Avoid These 10 Retirement Planning Mistakes
When preparing for retirement there’s more to think about than days of leisure and no more alarm clocks.
Even smart people can make financial mistakes, whether they result from errors in judgment or just fate.
Despite their best intentions, pre-retirees tend to make these same mistakes over and over again. Unfortunately, there are rarely do-overs.
How prepared are you. Make sure you’re making the right choices.
To have a successful and secure retirement, you’ll want to avoid these 10 retirement planning mistakes:
1. Leaving work too early
Many people make the decision to retire too soon from a financial perspective. Every additional year of working income is a year in which you’re not supporting yourself by drawing down retirement savings balances.
In many cases working just a few extra years can boost your income by one-third or more which will have a significant impact on the quality of your retirement for the remainder of your life.
2. Believing you’ll be able to work forever
It’s easy to imagine wanting to stay involved with work and be productive when you’re in your healthy fifties. Or you may want to stay to max out your pension even if you no longer like your career and already enjoy financial security, running the numbers again and again.

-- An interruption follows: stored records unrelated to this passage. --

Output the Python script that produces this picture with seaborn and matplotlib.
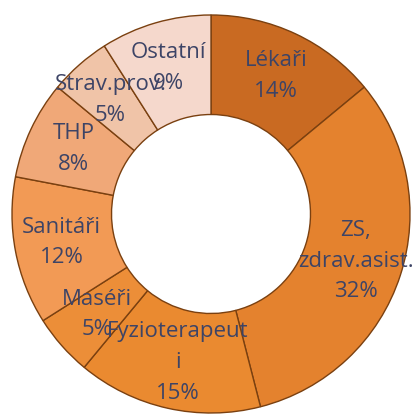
import matplotlib
matplotlib.use("Agg")
import matplotlib.pyplot as plt
import seaborn as sns
import numpy as np

categories = ["Lékaři", "ZS,\nzdrav.asist.", "Fyzioterapeut\ni", "Maséři", "Sanitáři", "THP", "Strav.prov.", "Ostatní"]
values = [14, 32, 15, 5, 12, 8, 5, 9]
colors = ["#C96A22", "#E4822E", "#EA8A30", "#EC8E38", "#F29A55", "#F0A878", "#F0C4A8", "#F5D8CC"]

sns.set_theme(style="white")
plt.rcParams['font.family'] = ['Open Sans', 'DejaVu Sans']

fig = plt.figure(figsize=(4.16, 4.15), dpi=100)
ax = fig.add_axes([0, 0, 1, 1])
palette = sns.color_palette(colors)
wedges, _ = ax.pie(values, colors=palette, startangle=90, counterclock=False,
                   radius=1.0, wedgeprops=dict(width=0.5, edgecolor="#7A4010", linewidth=1.0))

for w, cat, v in zip(wedges, categories, values):
    ang = np.deg2rad((w.theta1 + w.theta2) / 2)
    r = 0.765
    ax.text(r * np.cos(ang), r * np.sin(ang), f"{cat}\n{v}%", ha="center", va="center",
            fontsize=16, color="#3D4466", linespacing=1.6)

R = 199.0
ax.set_xlim(-211 / R, 205 / R)
ax.set_ylim(-201 / R, 214 / R)
ax.set_aspect("equal", adjustable="datalim")
ax.axis("off")
fig.savefig("out.png", dpi=100)
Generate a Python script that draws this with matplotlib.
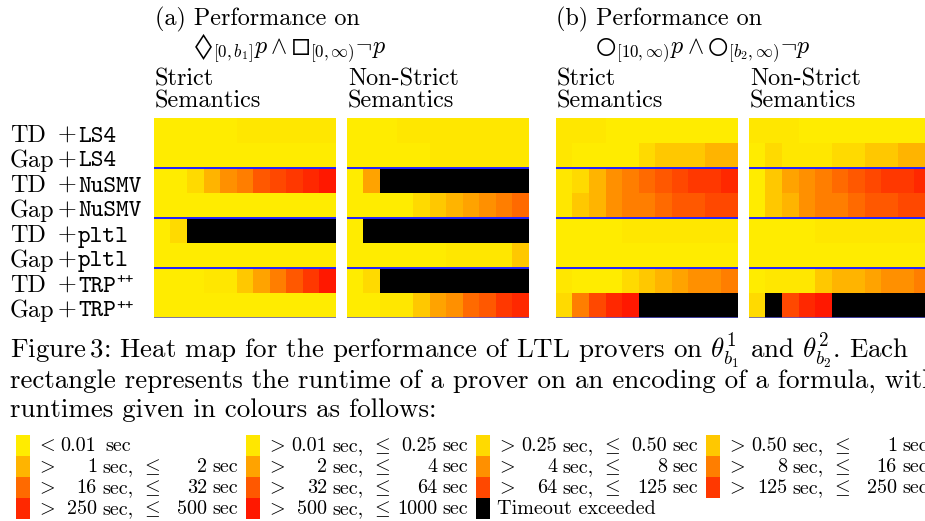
import matplotlib
matplotlib.use('Agg')
import matplotlib.pyplot as plt
from matplotlib.colors import ListedColormap

plt.rcParams['font.family'] = ['cmr10', 'DejaVu Serif']
plt.rcParams['mathtext.fontset'] = 'cm'
plt.rcParams['axes.formatter.use_mathtext'] = True

# runtime level per cell (0 = fastest ... 13 = slowest, 14 = timeout)
T = 14
strict_a = [
    [0, 0, 0, 0, 0, 1, 1, 1, 1, 1, 1],
    [0, 0, 0, 0, 0, 0, 0, 0, 0, 0, 0],
    [0, 0, 2, 4, 6, 7, 9, 10, 11, 12, 13],
    [0, 0, 0, 0, 0, 0, 0, 0, 0, 0, 0],
    [0, 2, T, T, T, T, T, T, T, T, T],
    [0, 0, 0, 0, 0, 0, 0, 0, 0, 0, 0],
    [0, 0, 0, 1, 1, 3, 5, 7, 9, 11, 13],
    [0, 0, 0, 0, 0, 0, 0, 0, 0, 0, 0],
]
nonstrict_a = [
    [0, 0, 0, 1, 1, 1, 1, 1, 1, 1, 1],
    [0, 0, 0, 0, 0, 1, 1, 1, 1, 1, 1],
    [0, 5, T, T, T, T, T, T, T, T, T],
    [0, 0, 0, 0, 2, 3, 4, 5, 6, 7, 8],
    [0, T, T, T, T, T, T, T, T, T, T],
    [0, 0, 0, 0, 0, 0, 1, 1, 1, 1, 3],
    [0, 2, T, T, T, T, T, T, T, T, T],
    [0, 0, 1, 1, 3, 5, 6, 8, 9, 11, 12],
]
strict_b = [
    [1, 1, 1, 0, 0, 0, 0, 0, 0, 0, 0],
    [1, 0, 0, 0, 0, 2, 3, 3, 3, 4, 4],
    [1, 2, 4, 6, 7, 8, 9, 10, 11, 11, 12],
    [1, 3, 4, 6, 7, 7, 8, 9, 9, 10, 10],
    [0, 0, 0, 0, 1, 1, 1, 1, 1, 1, 1],
    [0, 0, 0, 0, 0, 0, 0, 0, 0, 0, 0],
    [1, 0, 0, 0, 2, 3, 4, 5, 6, 6, 7],
    [2, 7, 10, 12, 13, T, T, T, T, T, T],
]
nonstrict_b = [
    [1, 1, 1, 0, 0, 0, 0, 0, 0, 0, 0],
    [0, 2, 1, 1, 1, 2, 2, 3, 3, 4, 4],
    [0, 3, 5, 6, 7, 8, 9, 10, 11, 11, 12],
    [0, 3, 4, 6, 7, 7, 8, 9, 9, 10, 10],
    [0, 0, 0, 0, 1, 1, 1, 1, 1, 1, 1],
    [0, 0, 0, 0, 0, 0, 0, 0, 0, 0, 0],
    [0, 1, 1, 1, 3, 4, 4, 5, 6, 6, 7],
    [2, T, 10, 12, 13, T, T, T, T, T, T],
]

methods = ['TD', 'Gap'] * 4
provers = ['LS4', 'LS4', 'NuSMV', 'NuSMV', 'pltl', 'pltl', 'TRP', 'TRP']
bounds = ['0.01', '0.25', '0.50', '1', '2', '4', '8', '16', '32', '64',
          '125', '250', '500', '1000']
colours = ['#FFEC00', '#FFE700', '#FFDA00', '#FFC800', '#FFB400', '#FFA300',
           '#FF9000', '#FF7E00', '#FF6A00', '#FF5800', '#FF4800', '#FF3800',
           '#FF2800', '#FF1800', '#000000']

W, H = 925, 521
fig = plt.figure(figsize=(W / 100, H / 100), dpi=100)

# overlay in pixel coordinates for all the text and the legend
ov = fig.add_axes([0, 0, 1, 1])
ov.set_xlim(0, W)
ov.set_ylim(H, 0)
ov.axis('off')

cmap = ListedColormap(colours)
panels = [strict_a, nonstrict_a, strict_b, nonstrict_b]
lefts = [154, 347, 556, 749]
top, pw, ph = 118, 182, 200

for data, left in zip(panels, lefts):
    ax = fig.add_axes([left / W, 1 - (top + ph) / H, pw / W, ph / H])
    ax.imshow(data, cmap=cmap, vmin=-0.5, vmax=14.5, aspect='auto',
              interpolation='nearest')
    for y in [1.5, 3.5, 5.5]:
        ax.axhline(y, color='#2020ff', lw=1.4)
    ax.axhline(7.5, color='#5555d0', lw=1.8)
    ax.axis('off')

# panel headings
fs = 17.4
ov.text(155, 25, '(a) Performance on', fontsize=fs, va='baseline')
ov.text(193, 53, r'$◊_{[0,b_1]}p \wedge ◻_{[0,\infty)}\neg p$',
        fontsize=fs, va='baseline')
ov.text(556, 25, '(b) Performance on', fontsize=fs, va='baseline')
ov.text(595, 53, r'$○_{[10,\infty)}p \wedge ○_{[b_2,\infty)}\neg p$',
        fontsize=fs, va='baseline')
for left, name in zip(lefts, ['Strict', 'Non-Strict', 'Strict', 'Non-Strict']):
    ov.text(left + 1, 86, name, fontsize=fs, va='baseline')
    ov.text(left + 1, 108, 'Semantics', fontsize=fs, va='baseline')

# row labels
for i, (m, p) in enumerate(zip(methods, provers)):
    yb = top + 25 * (i + 1) - 1.5
    ov.text(10, yb, m, fontsize=fs, va='baseline')
    ov.text(67, yb, '+', fontsize=fs, va='baseline', ha='center')
    ov.text(78, yb, p, fontsize=fs, va='baseline', family='cmtt10')
    if p == 'TRP':
        ov.text(116, yb - 8, '++', fontsize=12, va='baseline', family='cmtt10')

# caption
cap = [r'Figure$\,$3: Heat map for the performance of LTL provers on '
       r'$\theta^1_{b_1}$ and $\theta^2_{b_2}$. Each',
       'rectangle represents the runtime of a prover on an encoding of a formula, with',
       'runtimes given in colours as follows:']
for k, line in enumerate(cap):
    ov.text(10, 358 + 29.5 * k, line, fontsize=19.4, va='baseline')

# legend
lf = 14.5
for i, c in enumerate(colours):
    sx = 16 + 230 * (i % 4)
    sy = 435 + 21 * (i // 4)
    ov.bar(sx, 21, width=14, bottom=sy, color=c, align='edge')
    yc = sy + 11
    if i == 0:
        ov.text(sx + 20, yc, r'$<$', fontsize=lf, va='center')
        ov.text(sx + 44, yc, bounds[0], fontsize=lf, va='center')
        ov.text(sx + 89, yc, 'sec', fontsize=lf, va='center')
    elif i == len(colours) - 1:
        ov.text(sx + 21, yc, 'Timeout exceeded', fontsize=lf, va='center')
    else:
        ov.text(sx + 20, yc, r'$>$', fontsize=lf, va='center')
        ov.text(sx + 81, yc, bounds[i - 1], fontsize=lf, va='center', ha='right')
        ov.text(sx + 86, yc, 'sec,', fontsize=lf, va='center')
        ov.text(sx + 125, yc, r'$\leq$', fontsize=lf, va='center')
        ov.text(sx + 191, yc, bounds[i], fontsize=lf, va='center', ha='right')
        ov.text(sx + 196, yc, 'sec', fontsize=lf, va='center')

fig.savefig('out.png', dpi=100)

Is it really worth it? For many enthusiasm for work diminishes when health issues arise, taking your energy level with it.
Then there are employer-related issues such as downsizing, layoffs and that new manager you can’t stand.
Some people are happy working part-time in a second career, and it can make sense if you find it fulfilling and enjoyable – not because you have to. The extra income is a nice bonus.
It’s a mistake to rely on having earned income in retirement. You might not want to work as long as you think.
3. Underestimating your future costs of living
Many people assume that once they retire their living expenses will drastically shrink. It’s easy to think you won’t spend that much. But chances are that your monthly bills won’t change all that much once you’re no longer working.
Think about the things you spend money on today, like housing, food, utilities, and clothing. These are all items you’ll continue to need whether or not you’re working. The things you like to do before retirement you’ll still like to do after – and you’ll have more time to do them. So, you may even come to find that some of your expenses go up, especially in the first two or three years in retirement when leisure activities increase.
In the first phase of retirement many people tend to withdraw a lot more from their savings to fund a more lavish lifestyle.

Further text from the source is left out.